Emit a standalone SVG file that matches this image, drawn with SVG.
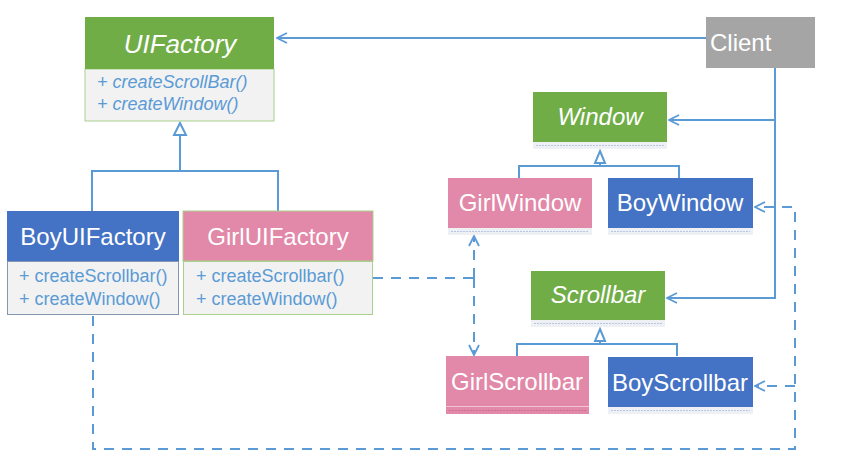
<svg xmlns="http://www.w3.org/2000/svg" width="847" height="462" viewBox="0 0 847 462">
<style>
.t{font-family:"Liberation Sans",Arial,sans-serif;fill:#fff;text-anchor:middle;font-size:24px}
.i{font-style:italic}
.m{font-family:"Liberation Sans",Arial,sans-serif;fill:#5b9bd5;font-size:18px}
.green{fill:#70ad47}
.blue{fill:#4472c4}
.pink{fill:#e288a8}
.band{fill:#eef0f3}
.bandline{stroke:#b4c7e7;stroke-width:1;stroke-dasharray:2 1}
.ln{stroke:#5b9bd5;stroke-width:2;fill:none}
.dash{stroke:#5b9bd5;stroke-width:2;fill:none;stroke-dasharray:10 8}
.tri{stroke:#5b9bd5;stroke-width:2;fill:#fff}
</style>
<defs>
<marker id="open" viewBox="0 0 12 12" refX="11" refY="6" markerWidth="12" markerHeight="12" markerUnits="userSpaceOnUse" orient="auto">
<path d="M1,1 L11,6 L1,11" fill="none" stroke="#5b9bd5" stroke-width="1.8"/>
</marker>
</defs>
<g id="connectors">
<path class="ln" d="M706,38 H277" marker-end="url(#open)"/>
<path class="ln" d="M775,68 V298 H667" marker-end="url(#open)"/>
<path class="ln" d="M775,120 H669" marker-end="url(#open)"/>
<path class="ln" d="M180,135 V171 M92,211 V171 H278 V211"/>
<path class="tri" d="M180,123 L186,135 H174 Z"/>
<path class="ln" d="M600,163 V166 M519,178 V166 H679 V178"/>
<path class="tri" d="M600,151 L605,163 H595 Z"/>
<path class="ln" d="M600,341 V344 M517,356 V344 H677 V356"/>
<path class="tri" d="M600,329 L605,341 H595 Z"/>
<path class="dash" d="M373,278 H474"/>
<path class="dash" d="M474,278 V236" marker-end="url(#open)"/>
<path class="dash" d="M474,278 V355" marker-end="url(#open)"/>
<path class="dash" d="M93,316 V449 H795 V207 H755" marker-end="url(#open)"/>
<path class="dash" d="M795,386 H755" marker-end="url(#open)"/>
</g>
<g id="UIFactory">
<rect x="85" y="69" width="189" height="52" fill="#f2f2f2" stroke="#a9d18e" stroke-width="1"/>
<rect x="85" y="17" width="189" height="52" class="green"/>
<text x="180" y="53" class="t i" font-size="26" style="font-size:26px">UIFactory</text>
<text x="97" y="88" class="m i">+ createScrollBar()</text>
<text x="97" y="110" class="m i">+ createWindow()</text>
</g>
<g id="BoyUIFactory">
<rect x="7.5" y="261.5" width="171" height="53" fill="#f2f2f2" stroke="#8497b0" stroke-width="1"/>
<rect x="7" y="211" width="172" height="50" class="blue"/>
<text x="93" y="245" class="t">BoyUIFactory</text>
<text x="19" y="282" class="m">+ createScrollbar()</text>
<text x="19" y="305" class="m">+ createWindow()</text>
</g>
<g id="GirlUIFactory">
<rect x="183.5" y="261.5" width="189" height="53" fill="#f2f2f2" stroke="#a9d18e" stroke-width="1"/>
<rect x="183" y="211" width="190" height="50" class="pink" stroke="#a9d18e" stroke-width="1"/>
<text x="278" y="245" class="t">GirlUIFactory</text>
<text x="196" y="282" class="m">+ createScrollbar()</text>
<text x="196" y="305" class="m">+ createWindow()</text>
</g>
<g id="Client">
<rect x="706" y="17" width="109" height="51" fill="#a5a5a5"/>
<text x="710" y="51" class="t" style="text-anchor:start">Client</text>
</g>
<g id="Window">
<rect x="533" y="142" width="134" height="7" class="band"/>
<line x1="536" y1="145.5" x2="664" y2="145.5" class="bandline"/>
<rect x="533" y="92" width="134" height="50" class="green"/>
<text x="600" y="125" class="t i">Window</text>
</g>
<g id="GirlWindow">
<rect x="448" y="228" width="144" height="7" class="band"/>
<line x1="451" y1="231.5" x2="589" y2="231.5" class="bandline"/>
<rect x="448" y="178" width="144" height="50" class="pink"/>
<text x="520" y="211" class="t">GirlWindow</text>
</g>
<g id="BoyWindow">
<rect x="608" y="228" width="145" height="7" class="band"/>
<line x1="611" y1="231.5" x2="750" y2="231.5" class="bandline"/>
<rect x="608" y="178" width="145" height="50" class="blue"/>
<text x="680" y="211" class="t">BoyWindow</text>
</g>
<g id="Scrollbar">
<rect x="531" y="320" width="134" height="7" class="band"/>
<line x1="534" y1="323.5" x2="662" y2="323.5" class="bandline"/>
<rect x="531" y="271" width="134" height="49" class="green"/>
<text x="598" y="303" class="t i">Scrollbar</text>
</g>
<g id="GirlScrollbar">
<rect x="446" y="407" width="143" height="7" class="pink"/>
<line x1="449" y1="410.5" x2="586" y2="410.5" stroke="#c9728f" stroke-width="1" stroke-dasharray="2 1"/>
<rect x="446" y="356" width="143" height="50" class="pink"/>
<line x1="446" y1="406.5" x2="589" y2="406.5" stroke="#f4c4d6" stroke-width="1"/>
<text x="517" y="390" class="t">GirlScrollbar</text>
</g>
<g id="BoyScrollbar">
<rect x="608" y="407" width="145" height="7" class="band"/>
<line x1="611" y1="410.5" x2="750" y2="410.5" class="bandline"/>
<rect x="608" y="357" width="145" height="50" class="blue"/>
<text x="680" y="391" class="t">BoyScrollbar</text>
</g>
</svg>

_Job_:
In your copy, leave out the pictures and reproduce the material above exactly.

_Exercise result_:
Emit a standalone SVG file that matches this image, drawn with SVG.
<svg xmlns="http://www.w3.org/2000/svg" width="847" height="462" viewBox="0 0 847 462">
<style>
.t{font-family:"Liberation Sans",Arial,sans-serif;fill:#fff;text-anchor:middle;font-size:24px}
.i{font-style:italic}
.m{font-family:"Liberation Sans",Arial,sans-serif;fill:#5b9bd5;font-size:18px}
.green{fill:#70ad47}
.blue{fill:#4472c4}
.pink{fill:#e288a8}
.band{fill:#eef0f3}
.bandline{stroke:#b4c7e7;stroke-width:1;stroke-dasharray:2 1}
.ln{stroke:#5b9bd5;stroke-width:2;fill:none}
.dash{stroke:#5b9bd5;stroke-width:2;fill:none;stroke-dasharray:10 8}
.tri{stroke:#5b9bd5;stroke-width:2;fill:#fff}
</style>
<defs>
<marker id="open" viewBox="0 0 12 12" refX="11" refY="6" markerWidth="12" markerHeight="12" markerUnits="userSpaceOnUse" orient="auto">
<path d="M1,1 L11,6 L1,11" fill="none" stroke="#5b9bd5" stroke-width="1.8"/>
</marker>
</defs>
<g id="connectors">
<path class="ln" d="M706,38 H277" marker-end="url(#open)"/>
<path class="ln" d="M775,68 V298 H667" marker-end="url(#open)"/>
<path class="ln" d="M775,120 H669" marker-end="url(#open)"/>
<path class="ln" d="M180,135 V171 M92,211 V171 H278 V211"/>
<path class="tri" d="M180,123 L186,135 H174 Z"/>
<path class="ln" d="M600,163 V166 M519,178 V166 H679 V178"/>
<path class="tri" d="M600,151 L605,163 H595 Z"/>
<path class="ln" d="M600,341 V344 M517,356 V344 H677 V356"/>
<path class="tri" d="M600,329 L605,341 H595 Z"/>
<path class="dash" d="M373,278 H474"/>
<path class="dash" d="M474,278 V236" marker-end="url(#open)"/>
<path class="dash" d="M474,278 V355" marker-end="url(#open)"/>
<path class="dash" d="M93,316 V449 H795 V207 H755" marker-end="url(#open)"/>
<path class="dash" d="M795,386 H755" marker-end="url(#open)"/>
</g>
<g id="UIFactory">
<rect x="85" y="69" width="189" height="52" fill="#f2f2f2" stroke="#a9d18e" stroke-width="1"/>
<rect x="85" y="17" width="189" height="52" class="green"/>
<text x="180" y="53" class="t i" font-size="26" style="font-size:26px">UIFactory</text>
<text x="97" y="88" class="m i">+ createScrollBar()</text>
<text x="97" y="110" class="m i">+ createWindow()</text>
</g>
<g id="BoyUIFactory">
<rect x="7.5" y="261.5" width="171" height="53" fill="#f2f2f2" stroke="#8497b0" stroke-width="1"/>
<rect x="7" y="211" width="172" height="50" class="blue"/>
<text x="93" y="245" class="t">BoyUIFactory</text>
<text x="19" y="282" class="m">+ createScrollbar()</text>
<text x="19" y="305" class="m">+ createWindow()</text>
</g>
<g id="GirlUIFactory">
<rect x="183.5" y="261.5" width="189" height="53" fill="#f2f2f2" stroke="#a9d18e" stroke-width="1"/>
<rect x="183" y="211" width="190" height="50" class="pink" stroke="#a9d18e" stroke-width="1"/>
<text x="278" y="245" class="t">GirlUIFactory</text>
<text x="196" y="282" class="m">+ createScrollbar()</text>
<text x="196" y="305" class="m">+ createWindow()</text>
</g>
<g id="Client">
<rect x="706" y="17" width="109" height="51" fill="#a5a5a5"/>
<text x="710" y="51" class="t" style="text-anchor:start">Client</text>
</g>
<g id="Window">
<rect x="533" y="142" width="134" height="7" class="band"/>
<line x1="536" y1="145.5" x2="664" y2="145.5" class="bandline"/>
<rect x="533" y="92" width="134" height="50" class="green"/>
<text x="600" y="125" class="t i">Window</text>
</g>
<g id="GirlWindow">
<rect x="448" y="228" width="144" height="7" class="band"/>
<line x1="451" y1="231.5" x2="589" y2="231.5" class="bandline"/>
<rect x="448" y="178" width="144" height="50" class="pink"/>
<text x="520" y="211" class="t">GirlWindow</text>
</g>
<g id="BoyWindow">
<rect x="608" y="228" width="145" height="7" class="band"/>
<line x1="611" y1="231.5" x2="750" y2="231.5" class="bandline"/>
<rect x="608" y="178" width="145" height="50" class="blue"/>
<text x="680" y="211" class="t">BoyWindow</text>
</g>
<g id="Scrollbar">
<rect x="531" y="320" width="134" height="7" class="band"/>
<line x1="534" y1="323.5" x2="662" y2="323.5" class="bandline"/>
<rect x="531" y="271" width="134" height="49" class="green"/>
<text x="598" y="303" class="t i">Scrollbar</text>
</g>
<g id="GirlScrollbar">
<rect x="446" y="407" width="143" height="7" class="pink"/>
<line x1="449" y1="410.5" x2="586" y2="410.5" stroke="#c9728f" stroke-width="1" stroke-dasharray="2 1"/>
<rect x="446" y="356" width="143" height="50" class="pink"/>
<line x1="446" y1="406.5" x2="589" y2="406.5" stroke="#f4c4d6" stroke-width="1"/>
<text x="517" y="390" class="t">GirlScrollbar</text>
</g>
<g id="BoyScrollbar">
<rect x="608" y="407" width="145" height="7" class="band"/>
<line x1="611" y1="410.5" x2="750" y2="410.5" class="bandline"/>
<rect x="608" y="357" width="145" height="50" class="blue"/>
<text x="680" y="391" class="t">BoyScrollbar</text>
</g>
</svg>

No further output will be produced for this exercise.